> [Exercise materials]:
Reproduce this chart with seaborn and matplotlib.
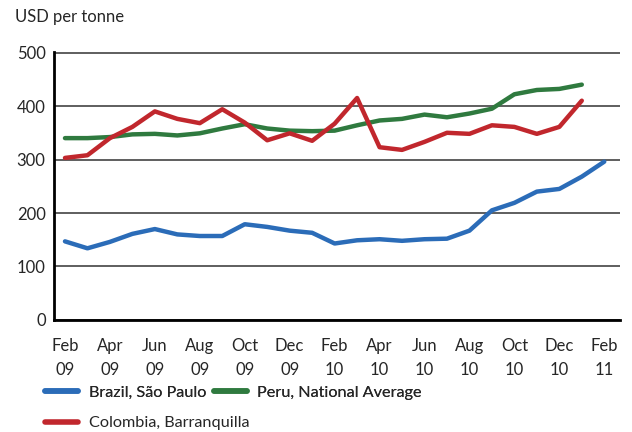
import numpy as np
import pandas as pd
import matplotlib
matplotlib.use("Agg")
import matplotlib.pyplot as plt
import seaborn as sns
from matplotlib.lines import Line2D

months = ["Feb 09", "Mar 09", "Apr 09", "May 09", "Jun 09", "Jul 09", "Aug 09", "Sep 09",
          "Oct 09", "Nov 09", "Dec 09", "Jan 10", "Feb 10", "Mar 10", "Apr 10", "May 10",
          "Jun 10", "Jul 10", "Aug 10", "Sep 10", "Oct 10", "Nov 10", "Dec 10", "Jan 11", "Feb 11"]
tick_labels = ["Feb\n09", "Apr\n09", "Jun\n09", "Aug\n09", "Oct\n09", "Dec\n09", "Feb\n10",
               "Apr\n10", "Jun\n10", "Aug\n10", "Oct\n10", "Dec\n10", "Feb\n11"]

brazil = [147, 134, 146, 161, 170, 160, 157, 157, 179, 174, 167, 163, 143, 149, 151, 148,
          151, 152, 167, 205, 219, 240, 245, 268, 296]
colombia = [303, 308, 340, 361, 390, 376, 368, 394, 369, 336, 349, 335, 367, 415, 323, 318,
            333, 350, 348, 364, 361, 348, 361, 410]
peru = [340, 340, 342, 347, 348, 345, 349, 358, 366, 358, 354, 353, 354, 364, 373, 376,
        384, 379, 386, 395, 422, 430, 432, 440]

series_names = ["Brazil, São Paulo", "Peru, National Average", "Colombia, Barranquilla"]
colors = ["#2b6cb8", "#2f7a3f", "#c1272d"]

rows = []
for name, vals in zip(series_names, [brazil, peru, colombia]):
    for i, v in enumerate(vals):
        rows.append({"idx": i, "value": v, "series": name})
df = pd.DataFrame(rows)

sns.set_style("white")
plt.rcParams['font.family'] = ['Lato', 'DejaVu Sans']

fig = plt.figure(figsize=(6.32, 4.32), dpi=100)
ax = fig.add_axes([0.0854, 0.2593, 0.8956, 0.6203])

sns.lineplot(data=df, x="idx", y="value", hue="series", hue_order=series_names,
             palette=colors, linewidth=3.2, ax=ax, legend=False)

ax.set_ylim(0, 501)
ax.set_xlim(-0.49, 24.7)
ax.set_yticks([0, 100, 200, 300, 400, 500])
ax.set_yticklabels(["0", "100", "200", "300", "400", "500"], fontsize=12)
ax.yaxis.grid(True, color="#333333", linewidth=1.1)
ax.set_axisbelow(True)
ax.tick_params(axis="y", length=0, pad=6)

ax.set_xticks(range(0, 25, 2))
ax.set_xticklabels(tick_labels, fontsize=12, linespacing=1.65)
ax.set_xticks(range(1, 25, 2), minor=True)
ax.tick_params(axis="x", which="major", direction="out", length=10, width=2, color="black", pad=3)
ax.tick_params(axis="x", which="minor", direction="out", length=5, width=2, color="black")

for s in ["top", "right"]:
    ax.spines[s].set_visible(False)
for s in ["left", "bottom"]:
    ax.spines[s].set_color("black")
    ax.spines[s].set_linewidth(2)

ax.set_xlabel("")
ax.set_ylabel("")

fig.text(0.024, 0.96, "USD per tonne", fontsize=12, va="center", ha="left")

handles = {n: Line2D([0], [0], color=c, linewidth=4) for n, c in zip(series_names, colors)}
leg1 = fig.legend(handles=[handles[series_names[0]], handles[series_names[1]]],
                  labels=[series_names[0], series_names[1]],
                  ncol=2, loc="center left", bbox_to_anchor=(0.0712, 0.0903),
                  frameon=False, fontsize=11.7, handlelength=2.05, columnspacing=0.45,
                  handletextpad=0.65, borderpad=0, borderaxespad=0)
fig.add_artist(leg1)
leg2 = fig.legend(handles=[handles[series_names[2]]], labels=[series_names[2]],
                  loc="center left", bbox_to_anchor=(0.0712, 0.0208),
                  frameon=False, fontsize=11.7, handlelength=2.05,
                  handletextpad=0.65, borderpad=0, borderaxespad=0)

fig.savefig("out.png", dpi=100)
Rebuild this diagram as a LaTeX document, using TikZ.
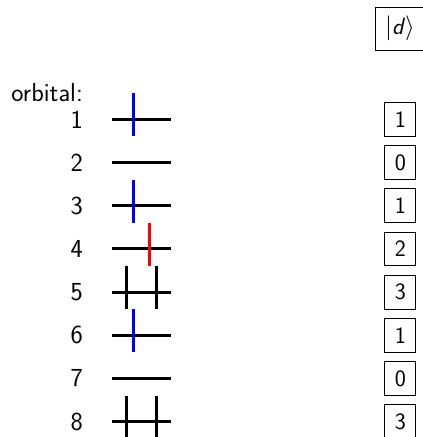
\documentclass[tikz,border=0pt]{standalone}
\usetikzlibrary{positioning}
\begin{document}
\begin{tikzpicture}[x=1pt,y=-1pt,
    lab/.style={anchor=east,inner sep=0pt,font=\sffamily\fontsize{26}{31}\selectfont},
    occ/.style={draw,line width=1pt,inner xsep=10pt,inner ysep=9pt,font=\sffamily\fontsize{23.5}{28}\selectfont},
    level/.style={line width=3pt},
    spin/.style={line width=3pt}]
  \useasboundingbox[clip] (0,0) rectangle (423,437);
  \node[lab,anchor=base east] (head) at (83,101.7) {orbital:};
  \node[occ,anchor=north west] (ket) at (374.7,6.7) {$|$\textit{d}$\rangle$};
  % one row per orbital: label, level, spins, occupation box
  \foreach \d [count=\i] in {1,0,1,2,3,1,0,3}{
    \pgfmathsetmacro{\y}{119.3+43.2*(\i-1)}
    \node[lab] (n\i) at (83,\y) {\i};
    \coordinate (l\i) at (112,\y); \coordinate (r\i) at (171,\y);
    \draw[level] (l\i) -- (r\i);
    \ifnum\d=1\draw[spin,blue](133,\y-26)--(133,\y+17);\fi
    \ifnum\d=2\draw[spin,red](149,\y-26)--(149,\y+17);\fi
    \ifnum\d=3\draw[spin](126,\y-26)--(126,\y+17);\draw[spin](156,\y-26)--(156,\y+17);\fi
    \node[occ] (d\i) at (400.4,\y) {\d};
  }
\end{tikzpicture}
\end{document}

> [Exercise aim]: Here the job is to quote the lines from the one with "Rebuild this diagram" through the end of the material, both included, exactly; please skip the pictures.

> [Answer to this task]:
Rebuild this diagram as a LaTeX document, using TikZ.
\documentclass[tikz,border=0pt]{standalone}
\usetikzlibrary{positioning}
\begin{document}
\begin{tikzpicture}[x=1pt,y=-1pt,
    lab/.style={anchor=east,inner sep=0pt,font=\sffamily\fontsize{26}{31}\selectfont},
    occ/.style={draw,line width=1pt,inner xsep=10pt,inner ysep=9pt,font=\sffamily\fontsize{23.5}{28}\selectfont},
    level/.style={line width=3pt},
    spin/.style={line width=3pt}]
  \useasboundingbox[clip] (0,0) rectangle (423,437);
  \node[lab,anchor=base east] (head) at (83,101.7) {orbital:};
  \node[occ,anchor=north west] (ket) at (374.7,6.7) {$|$\textit{d}$\rangle$};
  % one row per orbital: label, level, spins, occupation box
  \foreach \d [count=\i] in {1,0,1,2,3,1,0,3}{
    \pgfmathsetmacro{\y}{119.3+43.2*(\i-1)}
    \node[lab] (n\i) at (83,\y) {\i};
    \coordinate (l\i) at (112,\y); \coordinate (r\i) at (171,\y);
    \draw[level] (l\i) -- (r\i);
    \ifnum\d=1\draw[spin,blue](133,\y-26)--(133,\y+17);\fi
    \ifnum\d=2\draw[spin,red](149,\y-26)--(149,\y+17);\fi
    \ifnum\d=3\draw[spin](126,\y-26)--(126,\y+17);\draw[spin](156,\y-26)--(156,\y+17);\fi
    \node[occ] (d\i) at (400.4,\y) {\d};
  }
\end{tikzpicture}
\end{document}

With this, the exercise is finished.